## [What you are asked to do]
Write every line out verbatim and omit the pictures.

## [Information supplied]
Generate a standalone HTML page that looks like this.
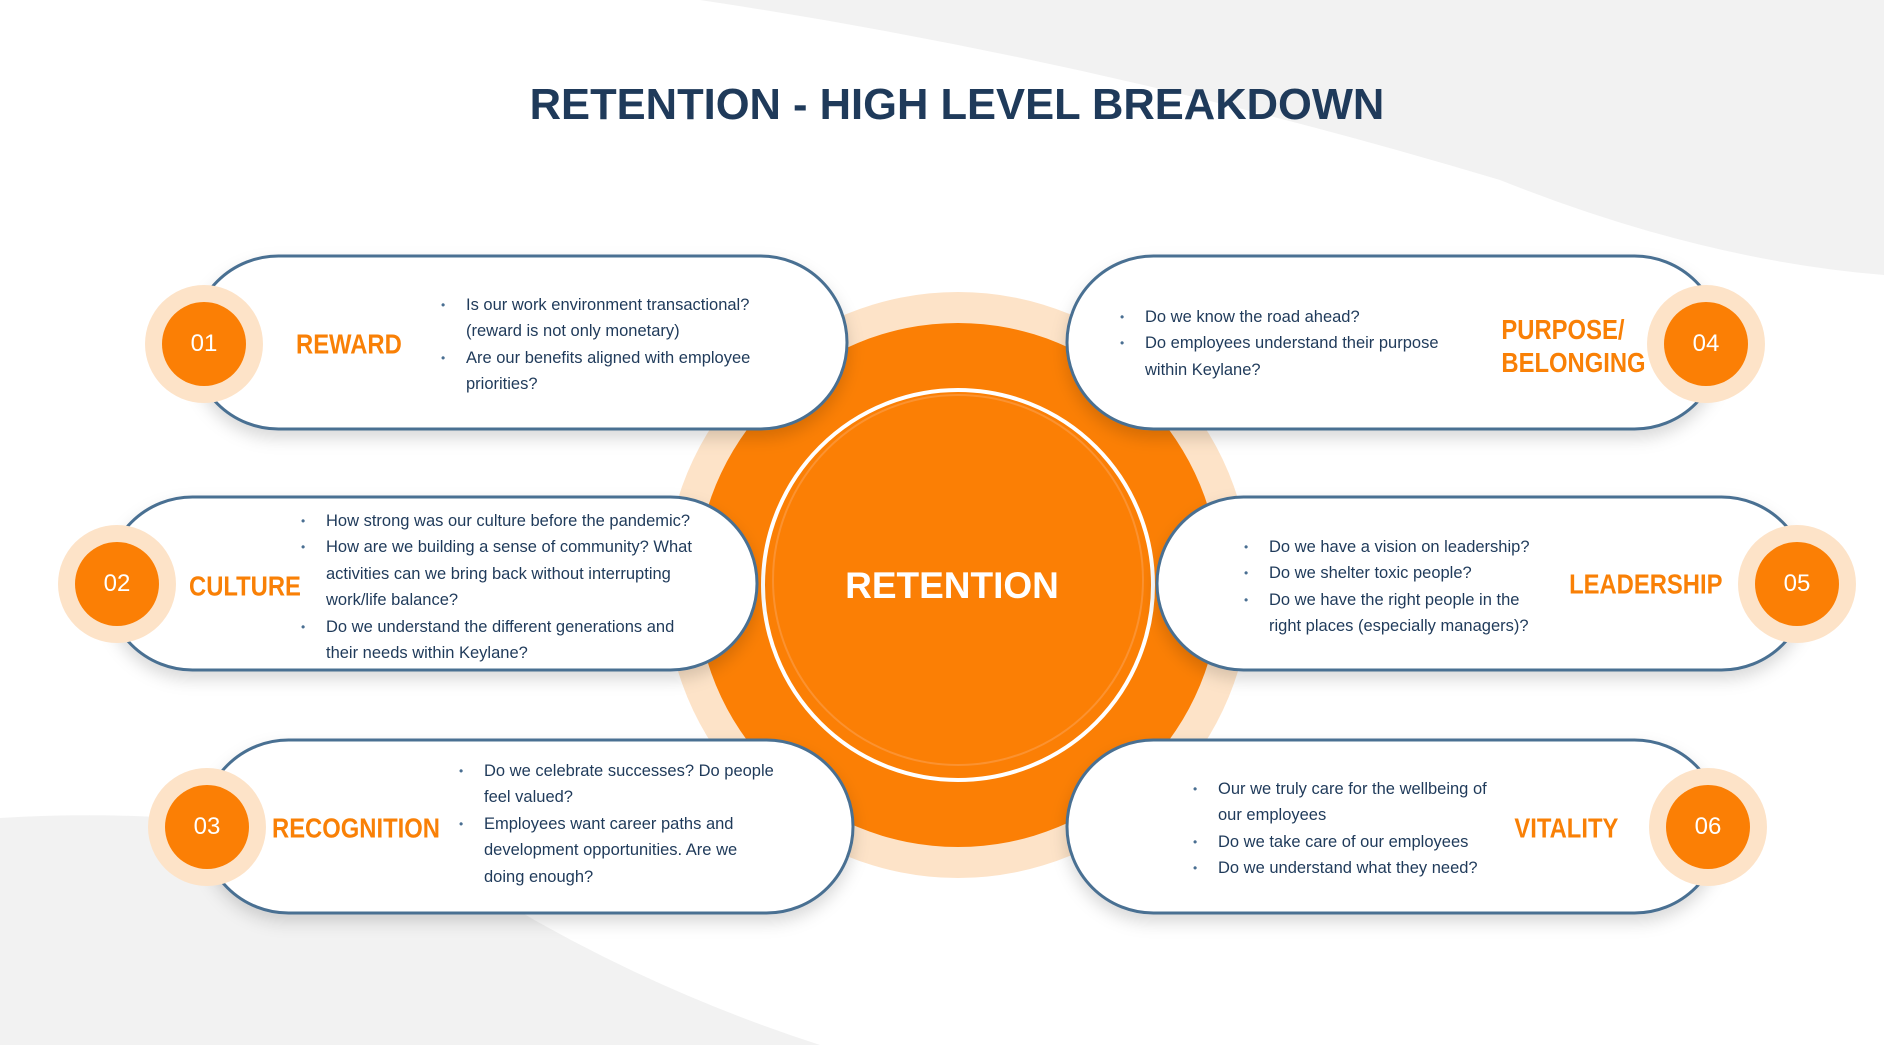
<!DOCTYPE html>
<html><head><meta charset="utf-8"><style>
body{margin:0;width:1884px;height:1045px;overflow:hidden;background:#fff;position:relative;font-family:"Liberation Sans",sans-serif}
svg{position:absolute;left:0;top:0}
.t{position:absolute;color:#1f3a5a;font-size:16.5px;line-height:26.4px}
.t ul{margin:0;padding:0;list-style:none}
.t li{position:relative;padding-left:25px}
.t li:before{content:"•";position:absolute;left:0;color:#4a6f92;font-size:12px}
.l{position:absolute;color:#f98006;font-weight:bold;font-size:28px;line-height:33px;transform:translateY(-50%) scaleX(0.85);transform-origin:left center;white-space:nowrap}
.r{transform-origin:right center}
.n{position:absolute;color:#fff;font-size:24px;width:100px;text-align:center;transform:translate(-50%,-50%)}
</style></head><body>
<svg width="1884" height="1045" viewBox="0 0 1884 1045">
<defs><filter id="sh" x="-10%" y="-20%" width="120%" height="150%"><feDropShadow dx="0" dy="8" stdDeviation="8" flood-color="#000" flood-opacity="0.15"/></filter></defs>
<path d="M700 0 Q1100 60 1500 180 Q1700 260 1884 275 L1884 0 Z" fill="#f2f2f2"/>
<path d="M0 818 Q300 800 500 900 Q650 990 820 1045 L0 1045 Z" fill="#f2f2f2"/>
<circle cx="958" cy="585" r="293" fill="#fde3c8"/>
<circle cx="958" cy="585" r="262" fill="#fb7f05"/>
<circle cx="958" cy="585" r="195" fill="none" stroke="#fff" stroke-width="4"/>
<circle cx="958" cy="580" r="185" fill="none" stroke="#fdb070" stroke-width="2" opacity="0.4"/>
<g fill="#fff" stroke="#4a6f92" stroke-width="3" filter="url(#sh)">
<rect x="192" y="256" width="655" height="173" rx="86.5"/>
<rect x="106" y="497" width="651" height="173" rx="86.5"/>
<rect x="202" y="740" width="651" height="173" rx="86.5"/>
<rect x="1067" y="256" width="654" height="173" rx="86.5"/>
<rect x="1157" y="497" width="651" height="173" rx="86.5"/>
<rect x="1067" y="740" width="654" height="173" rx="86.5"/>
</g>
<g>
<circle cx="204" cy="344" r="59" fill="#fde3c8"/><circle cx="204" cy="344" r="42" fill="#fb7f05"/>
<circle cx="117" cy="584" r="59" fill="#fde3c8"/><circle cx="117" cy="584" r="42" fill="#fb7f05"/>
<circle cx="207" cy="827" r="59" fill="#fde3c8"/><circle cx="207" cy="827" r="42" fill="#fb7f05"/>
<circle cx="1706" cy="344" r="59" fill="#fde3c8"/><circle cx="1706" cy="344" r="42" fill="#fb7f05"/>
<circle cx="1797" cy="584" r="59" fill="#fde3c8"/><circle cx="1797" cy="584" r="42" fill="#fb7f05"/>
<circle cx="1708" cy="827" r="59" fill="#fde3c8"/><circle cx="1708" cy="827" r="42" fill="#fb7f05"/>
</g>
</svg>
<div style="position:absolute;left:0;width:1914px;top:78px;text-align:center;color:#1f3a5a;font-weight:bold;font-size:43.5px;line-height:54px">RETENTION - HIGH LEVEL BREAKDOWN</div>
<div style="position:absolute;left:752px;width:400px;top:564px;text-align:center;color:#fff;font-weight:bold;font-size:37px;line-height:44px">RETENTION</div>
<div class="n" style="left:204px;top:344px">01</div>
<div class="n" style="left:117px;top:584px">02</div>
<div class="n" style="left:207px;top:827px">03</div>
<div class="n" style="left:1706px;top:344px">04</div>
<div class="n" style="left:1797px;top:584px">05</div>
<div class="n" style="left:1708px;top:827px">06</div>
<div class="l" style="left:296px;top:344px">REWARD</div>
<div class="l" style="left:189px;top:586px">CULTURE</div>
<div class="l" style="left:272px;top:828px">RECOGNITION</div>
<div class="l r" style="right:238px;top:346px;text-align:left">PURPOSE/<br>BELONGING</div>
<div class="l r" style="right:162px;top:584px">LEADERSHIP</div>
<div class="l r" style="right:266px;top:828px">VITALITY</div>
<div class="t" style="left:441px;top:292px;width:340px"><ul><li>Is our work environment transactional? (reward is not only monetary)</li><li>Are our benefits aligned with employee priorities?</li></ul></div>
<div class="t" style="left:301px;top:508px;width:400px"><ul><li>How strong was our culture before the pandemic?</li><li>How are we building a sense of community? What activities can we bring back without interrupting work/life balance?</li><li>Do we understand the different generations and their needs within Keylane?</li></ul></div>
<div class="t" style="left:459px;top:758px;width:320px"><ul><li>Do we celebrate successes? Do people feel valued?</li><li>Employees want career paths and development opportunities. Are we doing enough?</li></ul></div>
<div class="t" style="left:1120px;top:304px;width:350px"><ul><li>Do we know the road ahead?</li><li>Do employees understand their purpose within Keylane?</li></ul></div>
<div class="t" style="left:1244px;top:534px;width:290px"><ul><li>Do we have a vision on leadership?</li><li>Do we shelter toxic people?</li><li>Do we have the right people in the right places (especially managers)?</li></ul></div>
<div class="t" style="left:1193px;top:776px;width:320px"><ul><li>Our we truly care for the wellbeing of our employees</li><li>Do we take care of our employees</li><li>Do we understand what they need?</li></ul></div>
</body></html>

## [Answer to the problem]
Generate a standalone HTML page that looks like this.
<!DOCTYPE html>
<html><head><meta charset="utf-8"><style>
body{margin:0;width:1884px;height:1045px;overflow:hidden;background:#fff;position:relative;font-family:"Liberation Sans",sans-serif}
svg{position:absolute;left:0;top:0}
.t{position:absolute;color:#1f3a5a;font-size:16.5px;line-height:26.4px}
.t ul{margin:0;padding:0;list-style:none}
.t li{position:relative;padding-left:25px}
.t li:before{content:"•";position:absolute;left:0;color:#4a6f92;font-size:12px}
.l{position:absolute;color:#f98006;font-weight:bold;font-size:28px;line-height:33px;transform:translateY(-50%) scaleX(0.85);transform-origin:left center;white-space:nowrap}
.r{transform-origin:right center}
.n{position:absolute;color:#fff;font-size:24px;width:100px;text-align:center;transform:translate(-50%,-50%)}
</style></head><body>
<svg width="1884" height="1045" viewBox="0 0 1884 1045">
<defs><filter id="sh" x="-10%" y="-20%" width="120%" height="150%"><feDropShadow dx="0" dy="8" stdDeviation="8" flood-color="#000" flood-opacity="0.15"/></filter></defs>
<path d="M700 0 Q1100 60 1500 180 Q1700 260 1884 275 L1884 0 Z" fill="#f2f2f2"/>
<path d="M0 818 Q300 800 500 900 Q650 990 820 1045 L0 1045 Z" fill="#f2f2f2"/>
<circle cx="958" cy="585" r="293" fill="#fde3c8"/>
<circle cx="958" cy="585" r="262" fill="#fb7f05"/>
<circle cx="958" cy="585" r="195" fill="none" stroke="#fff" stroke-width="4"/>
<circle cx="958" cy="580" r="185" fill="none" stroke="#fdb070" stroke-width="2" opacity="0.4"/>
<g fill="#fff" stroke="#4a6f92" stroke-width="3" filter="url(#sh)">
<rect x="192" y="256" width="655" height="173" rx="86.5"/>
<rect x="106" y="497" width="651" height="173" rx="86.5"/>
<rect x="202" y="740" width="651" height="173" rx="86.5"/>
<rect x="1067" y="256" width="654" height="173" rx="86.5"/>
<rect x="1157" y="497" width="651" height="173" rx="86.5"/>
<rect x="1067" y="740" width="654" height="173" rx="86.5"/>
</g>
<g>
<circle cx="204" cy="344" r="59" fill="#fde3c8"/><circle cx="204" cy="344" r="42" fill="#fb7f05"/>
<circle cx="117" cy="584" r="59" fill="#fde3c8"/><circle cx="117" cy="584" r="42" fill="#fb7f05"/>
<circle cx="207" cy="827" r="59" fill="#fde3c8"/><circle cx="207" cy="827" r="42" fill="#fb7f05"/>
<circle cx="1706" cy="344" r="59" fill="#fde3c8"/><circle cx="1706" cy="344" r="42" fill="#fb7f05"/>
<circle cx="1797" cy="584" r="59" fill="#fde3c8"/><circle cx="1797" cy="584" r="42" fill="#fb7f05"/>
<circle cx="1708" cy="827" r="59" fill="#fde3c8"/><circle cx="1708" cy="827" r="42" fill="#fb7f05"/>
</g>
</svg>
<div style="position:absolute;left:0;width:1914px;top:78px;text-align:center;color:#1f3a5a;font-weight:bold;font-size:43.5px;line-height:54px">RETENTION - HIGH LEVEL BREAKDOWN</div>
<div style="position:absolute;left:752px;width:400px;top:564px;text-align:center;color:#fff;font-weight:bold;font-size:37px;line-height:44px">RETENTION</div>
<div class="n" style="left:204px;top:344px">01</div>
<div class="n" style="left:117px;top:584px">02</div>
<div class="n" style="left:207px;top:827px">03</div>
<div class="n" style="left:1706px;top:344px">04</div>
<div class="n" style="left:1797px;top:584px">05</div>
<div class="n" style="left:1708px;top:827px">06</div>
<div class="l" style="left:296px;top:344px">REWARD</div>
<div class="l" style="left:189px;top:586px">CULTURE</div>
<div class="l" style="left:272px;top:828px">RECOGNITION</div>
<div class="l r" style="right:238px;top:346px;text-align:left">PURPOSE/<br>BELONGING</div>
<div class="l r" style="right:162px;top:584px">LEADERSHIP</div>
<div class="l r" style="right:266px;top:828px">VITALITY</div>
<div class="t" style="left:441px;top:292px;width:340px"><ul><li>Is our work environment transactional? (reward is not only monetary)</li><li>Are our benefits aligned with employee priorities?</li></ul></div>
<div class="t" style="left:301px;top:508px;width:400px"><ul><li>How strong was our culture before the pandemic?</li><li>How are we building a sense of community? What activities can we bring back without interrupting work/life balance?</li><li>Do we understand the different generations and their needs within Keylane?</li></ul></div>
<div class="t" style="left:459px;top:758px;width:320px"><ul><li>Do we celebrate successes? Do people feel valued?</li><li>Employees want career paths and development opportunities. Are we doing enough?</li></ul></div>
<div class="t" style="left:1120px;top:304px;width:350px"><ul><li>Do we know the road ahead?</li><li>Do employees understand their purpose within Keylane?</li></ul></div>
<div class="t" style="left:1244px;top:534px;width:290px"><ul><li>Do we have a vision on leadership?</li><li>Do we shelter toxic people?</li><li>Do we have the right people in the right places (especially managers)?</li></ul></div>
<div class="t" style="left:1193px;top:776px;width:320px"><ul><li>Our we truly care for the wellbeing of our employees</li><li>Do we take care of our employees</li><li>Do we understand what they need?</li></ul></div>
</body></html>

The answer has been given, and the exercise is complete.